Erdős Problem 489

Reference: erdosproblems.com/489

def Erdos489.sievedSet (A : Set ℕ) : Set ℕ

The set of positive integers not divisible by any element of A.

Equations

• Erdos489.sievedSet A = {n : ℕ | 0 < n ∧ ∀ a ∈ A, ¬a ∣ n}

noncomputable def Erdos489.GapSumSq (A : Set ℕ) (x : ℕ) : ℝ

The squared-gap sum ∑_{b_i < x} (b_{i+1} - b_i)², where b_i enumerates the positive integers not divisible by any element of A.

Equations

• One or more equations did not get rendered due to their size.

theorem Erdos489.erdos_489 : sorry ↔ ∀ (A : Set ℕ), ((fun (x : ℕ) => ↑{x ∈ Finset.Icc 1 x | x ∈ A}.card) =o[Filter.atTop] fun (x : ℕ) => √↑x) → (sievedSet A).Infinite → ∃ (L : ℝ), Filter.Tendsto (fun (x : ℕ) => GapSumSq A x / ↑x) Filter.atTop (nhds L)

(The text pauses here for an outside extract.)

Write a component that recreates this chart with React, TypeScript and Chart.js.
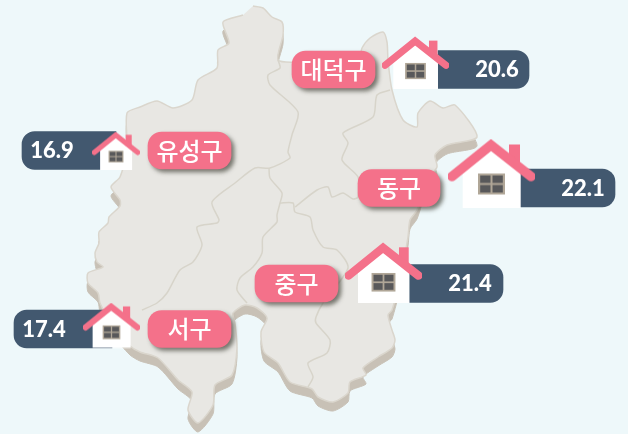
import React, { useEffect, useRef } from "react";
import { Chart, registerables } from "chart.js";

Chart.register(...registerables);

const districts = ["대덕구", "동구", "중구", "유성구", "서구"];
const values = [20.6, 22.1, 21.4, 16.9, 17.4];
const rowY = [69.5, 188, 283.5, 150.5, 329];
const valueBarFrom = [438, 520, 409.5, 116, 112];
const valueBarTo = [529, 615, 503, 22, 14];
const labelFrom = [292, 358, 255, 148, 148];
const labelTo = [375, 440, 338, 231, 231];
const valueTextX = [497, 583, 470, 52, 44];
const houseX = [415.5, 491.5, 383.5, 116, 111.5];
const houseY = [62.5, 173, 272.5, 150.5, 325.5];
const houseWidth = [67, 87, 77, 48, 57];

const mapOutline: number[][] = [
  [253, 6], [263, 8], [272, 17], [282, 22], [283, 35], [278, 60], [300, 62], [358, 60], [362, 48],
  [370, 38], [383, 32], [387, 42], [388, 60], [392, 90], [403, 120], [417, 127], [418, 113],
  [430, 101], [443, 108], [455, 105], [477, 137], [447, 145], [435, 155], [437, 167], [427, 180],
  [417, 210], [410, 220], [408, 237], [400, 280], [392, 310], [388, 315], [392, 330], [395, 340],
  [392, 348], [378, 357], [363, 368], [366, 375], [350, 382], [348, 393], [333, 402], [318, 397],
  [312, 389], [290, 382], [278, 363], [264, 352], [261, 332], [267, 318], [257, 308], [245, 305],
  [233, 313], [235, 323], [237, 348], [232, 375], [215, 385], [213, 405], [198, 423], [188, 410],
  [192, 392], [178, 380], [158, 358], [140, 352], [130, 346], [112, 325], [100, 303], [98, 293],
  [88, 283], [88, 273], [103, 267], [97, 262], [95, 253], [99, 243], [99, 232], [108, 223],
  [109, 217], [120, 206], [120, 200], [111, 187], [120, 177], [127, 150], [127, 113], [140, 107],
  [157, 101], [173, 108], [192, 100], [198, 80], [217, 68], [218, 50], [229, 43], [223, 22], [243, 15],
];
const borderWest: number[][] = [
  [278, 60], [280, 68], [268, 75], [270, 85], [298, 112], [292, 135], [288, 152], [290, 158], [270, 168],
  [255, 168], [235, 183], [212, 202], [219, 220], [217, 223], [197, 227], [202, 245], [193, 262],
  [180, 270], [167, 293], [157, 303], [142, 310],
];
const borderCentre: number[][] = [
  [269, 168], [270, 178], [282, 193], [280, 203], [277, 215], [277, 222], [263, 237], [262, 253],
  [253, 267], [240, 278], [237, 290], [247, 303],
];
const borderSouth: number[][] = [
  [280, 203], [293, 203], [295, 212], [310, 217], [313, 230], [323, 247], [337, 250], [348, 268],
  [323, 303], [316, 317], [316, 323], [330, 340], [327, 353], [308, 363], [313, 377], [308, 387],
];
const borderEast: number[][] = [
  [295, 207], [317, 190], [328, 187], [332, 197], [343, 193], [353, 199], [358, 197], [358, 177],
  [342, 160], [348, 143], [343, 133], [373, 117], [377, 95], [390, 90],
];
const coastSliver: number[][] = [[128, 317], [143, 310]];

const DEPTH = 9;
const COL = { bg: "#EEF8FA", land: "#E8E7E3", side: "#C8C1B6", line: "#D7D4CA", pink: "#F4718A", navy: "#42586F" };

function pts(list: number[][], dy = 0) {
  return list.map(([x, y]) => ({ x, y: y + dy }));
}

function makeHouse(w: number) {
  const c = document.createElement("canvas");
  c.width = Math.ceil(w);
  c.height = Math.ceil(w * 0.79);
  const g = c.getContext("2d")!;
  const s = w / 87;
  g.scale(s, s);
  g.fillStyle = "#fff";
  g.beginPath();
  g.moveTo(14.7, 69); g.lineTo(14.7, 28); g.lineTo(43, 6); g.lineTo(72.7, 28); g.lineTo(72.7, 69);
  g.closePath(); g.fill();
  g.fillStyle = COL.pink;
  g.fillRect(61, 6, 11, 20);
  g.strokeStyle = COL.pink;
  g.lineWidth = 9.4;
  g.lineJoin = "miter";
  g.lineCap = "round";
  g.beginPath();
  g.moveTo(4, 38); g.lineTo(43, 6.5); g.lineTo(83, 38);
  g.stroke();
  g.fillStyle = "#B0A697";
  g.fillRect(30, 35, 27, 21);
  g.fillStyle = "#58585A";
  g.fillRect(32.2, 37, 10.3, 7.5);
  g.fillRect(44.5, 37, 10.3, 7.5);
  g.fillRect(32.2, 46.5, 10.3, 7.5);
  g.fillRect(44.5, 46.5, 10.3, 7.5);
  return c;
}

const lineDs = (data: any[], color: string, width: number, order: number) => ({
  type: "scatter" as const,
  data,
  showLine: true,
  fill: false,
  borderColor: color,
  borderWidth: width,
  pointRadius: 0,
  tension: 0.25,
  order,
});

const overlays = {
  id: "overlays",
  beforeDatasetDraw(chart: any, args: any) {
    const ds = chart.data.datasets[args.index];
    chart.ctx.save();
    if (ds.castShadow) {
      chart.ctx.shadowColor = "rgba(70,70,60,0.7)";
      chart.ctx.shadowBlur = 4;
      chart.ctx.shadowOffsetX = 3;
      chart.ctx.shadowOffsetY = 3;
    }
  },
  afterDatasetDraw(chart: any) {
    chart.ctx.restore();
  },
  afterDatasetsDraw(chart: any) {
    const { ctx, scales } = chart;
    ctx.save();
    ctx.fillStyle = "#fff";
    ctx.textAlign = "center";
    ctx.textBaseline = "middle";
    ctx.font = '900 22px Lato';
    values.forEach((v, i) => {
      ctx.fillText(v.toFixed(1), scales.x.getPixelForValue(valueTextX[i]), scales.y.getPixelForValue(rowY[i]) + 0.5);
    });
    ctx.font = '500 24px "Noto Sans CJK KR"';
    districts.forEach((d, i) => {
      ctx.fillText(d, scales.x.getPixelForValue((labelFrom[i] + labelTo[i]) / 2), scales.y.getPixelForValue(rowY[i]));
    });
    ctx.restore();
  },
};

export default function App() {
  const ref = useRef<HTMLCanvasElement>(null);
  useEffect(() => {
    const chart = new Chart(ref.current!, {
      type: "scatter",
      data: {
        datasets: [
          { ...lineDs(pts(mapOutline, DEPTH), COL.side, 1, 10), fill: "shape", backgroundColor: COL.side },
          { ...lineDs(pts(coastSliver), COL.side, 5, 9) },
          { ...lineDs(pts(mapOutline), "#DAD6CD", 1.5, 8), fill: "shape", backgroundColor: COL.land },
          lineDs(pts(borderWest), COL.line, 1.5, 7),
          lineDs(pts(borderCentre), COL.line, 1.5, 7),
          lineDs(pts(borderSouth), COL.line, 1.5, 7),
          lineDs(pts(borderEast), COL.line, 1.5, 7),
          {
            type: "bar",
            indexAxis: "y",
            grouped: false,
            barThickness: 38,
            data: values.map((_, i) => ({ x: [valueBarFrom[i], valueBarTo[i]], y: rowY[i] })),
            backgroundColor: COL.navy,
            borderSkipped: false,
            borderRadius: (c: any) => {
              const r = 13;
              return c.dataIndex < 3
                ? { topLeft: 0, bottomLeft: 0, topRight: r, bottomRight: r }
                : { topLeft: r, bottomLeft: r, topRight: 0, bottomRight: 0 };
            },
            order: 5,
          },
          {
            type: "bar",
            indexAxis: "y",
            grouped: false,
            barThickness: 37,
            data: values.map((_, i) => ({ x: [labelFrom[i], labelTo[i]], y: rowY[i] })),
            backgroundColor: COL.pink,
            borderSkipped: false,
            borderRadius: 14,
            castShadow: true,
            order: 4,
          },
          {
            type: "scatter",
            data: houseX.map((x, i) => ({ x, y: houseY[i] })),
            pointStyle: houseWidth.map(makeHouse),
            pointRadius: 1,
            showLine: false,
            order: 3,
          },
        ] as any,
      },
      options: {
        responsive: false,
        animation: false,
        events: [],
        layout: { padding: 0, autoPadding: false },
        plugins: { legend: { display: false }, tooltip: { enabled: false } },
        scales: {
          x: { type: "linear", min: 0, max: 628, display: false, offset: false },
          y: { type: "linear", min: 0, max: 434, reverse: true, display: false, offset: false },
        },
      } as any,
      plugins: [overlays],
    });
    return () => chart.destroy();
  }, []);
  return (
    <div style={{ position: "absolute", left: 0, top: 0, width: 628, height: 434, background: COL.bg }}>
      <canvas ref={ref} width={628} height={434} style={{ display: "block" }} />
    </div>
  );
}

Let $A\subseteq \mathbb{N}$ be a set such that $\lvert A\cap [1,x]\rvert=o(x^{1/2})$. Let $B=\{ n\geq 1 : a\nmid n\textrm{ for all }a\in A\}$. If $B=\{b_1 < b_2 < \cdots\}$ then is it true that $$\lim_{x \to \infty} \frac{1}{x}\sum_{b_i < x}(b_{i+1}-b_i)^2$$ exists (and is finite)?

For example, when $A=\{p^2: p\textrm{ prime}\}$ then $B$ is the set of squarefree numbers, and the existence of this limit was proved by Erdős.

See also [208].

theorem Erdos489.erdos_489.variants.squarefree : ∃ (L : ℝ), Filter.Tendsto (fun (x : ℕ) => GapSumSq {n : ℕ | ∃ (p : ℕ), Nat.Prime p ∧ n = p ^ 2} x / ↑x) Filter.atTop (nhds L)

When $A = \{p^2 : p \textrm{ prime}\}$, $B$ is the set of squarefree numbers, and the existence of this limit was proved by Erdős. This is the $\alpha = 2$ case of Erdős Problem 145.